Можем предположить, что лишь теперь, в Париже, он попытался вернуться к творчеству — после перерыва почти в пять лет…
Вот его письмо к брату Алексею 8 апреля.1841 года:
«Ваши иллюзии были бы в значительной мере сокрушены, если бы Вы соблаговолили поискать в столице молодой Франции тот аромат учтивости и грации, наши симпатии к которому были вскормлены традицией доброго старого времени… Если никто здесь Вас и не ненавидит, то никто и не любит, и Вы можете прожить всю жизнь в центре этой столицы радостей искусственных и похожих на бред, без луча чьего-либо сочувственного взгляда, согревающего сердце».
К тому же он болел. Доктора теперь советовали ему сделать операцию (какую именно — не знаем, но болел у него желудок). 25 апреля Александр Иванович Тургенев рассказывал в письме к Вяземскому: «Бедному Теплякову делали операцию, и он просил меня быть при том и при консультации трех докторов и оператора. Они обещали, что тотчас все пройдет, операция была не мучительна, но вот уже он пять дней ужасно страдает; вчера началась инфламация [воспаление]; при мне пустили кровь, и доктора уверили, что опасности нет; я отправился на вечеринку… Сегодня в 7-м часу был я у Теплякова, но он спал; я прочем над ним весь журнал, он не просыпался, а только поворачивался; garde-malade [сиделка] ушла к оператору с донесением, и я не знаю, как он провел ночь. Больно видеть не знакомого почти ни с кем — на чужбине… Авось Тепляков не погибнет! Если увижу опасность, сегодня поутру соберу других докторов».
Постепенно больному полегчало, все же около трех недель он провел в постели.
Началось лето, и он уехал из Парижа в городок Энгиен. Оттуда написал брату 9 июня: «Вот уже десять дней, как медики отправили меня сюда для укрепления сил с помощью сельского воздуха, миротворной красоты пейзажа и минеральных вод энгиенских. Все это в полутора часах от Парижа… Энгиен тянется по берегу озера, которого холмистые, одетые зеленью берега почти напоминают в миниатюре клочок Босфора. Вдали, на этих берегах, возвышаются развалины Катинотова замка… Если моя келья несколько тесна, то принадлежащий заведению сад тенист и обширен… Посещения моих парижских знакомых, мои собственные поездки в Париж весьма приятны после сельской тишины и уединения… Если бы не обет посетить берега Рейна, Швейцарию и Италию, то, кажется, право, никуда не потащился бы далее. Но, решившись обозреть все и вся, я располагаю дней через десять пуститься на берега Рейна».

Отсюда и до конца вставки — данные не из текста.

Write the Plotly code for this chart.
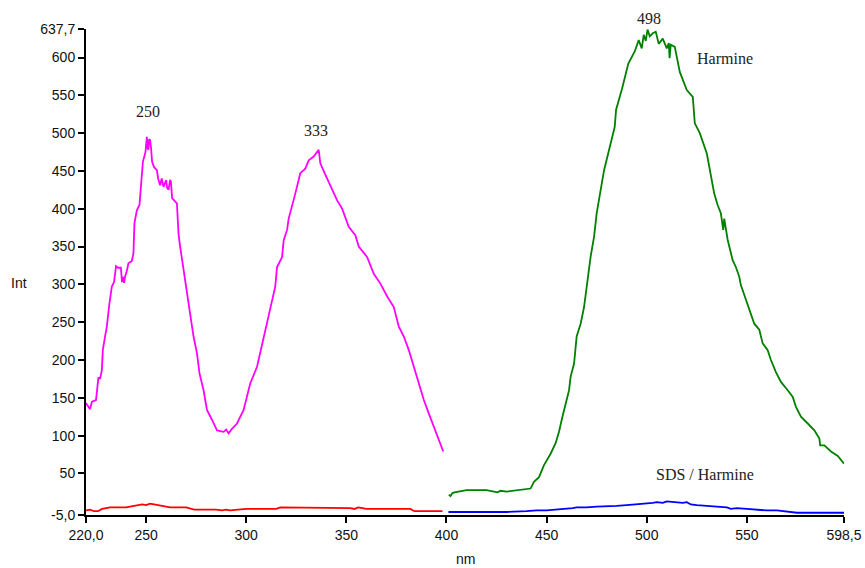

Выехать он смог не через десять дней, а только через сорок. Под проливным дождем сел в дилижанс на набережной Вольтера в Париже — дилижанс отправлялся в сторону германской границы, в Мец.
«В Меце пробыл я с утра до вечера, ожидая другого дилижанса, — рассказывал он в письме к Тургеневу, — и рано на другой день вздохнул от души по Франции — в саарбрюкской таможне, где и язык, и лица, и все, все немецкое, как будто переселили меня на чужбину».
Прибыл он 25 июля во Франкфурт-на-Майне, два дня провел в этом городе. Здесь его видел один приезжий из Петербурга, видел мельком: Тепляков «стоял у ворот гостиницы Ландсберг и задумчиво смотрел в землю».
Из Франкфурта он направился в Эмс. Графини Эдлинг в Эмсе не застал, отсюда она уехала. Жила еще где-то в Германии, но он не знал точно — где.
В Кобленце, на берегу Рейна, сел он на пароход и поплыл вниз по реке. В письме к брату воздержался от подробных описаний: «Скучно и утомительно было бы для Вас следовать за каждым поворотом моего колеса; скажу только, что существенность осталась для меня и здесь, точно так, как повсюду, далеко позади идеальности… В истинном восторге от рейнских берегов были, впрочем, все находившиеся с нами голландцы, англичане и [тому] подобные амфибии, не видавшие во всю свою жизнь ни единого холмика. Я же, после Босфора и Нила, остался холоден».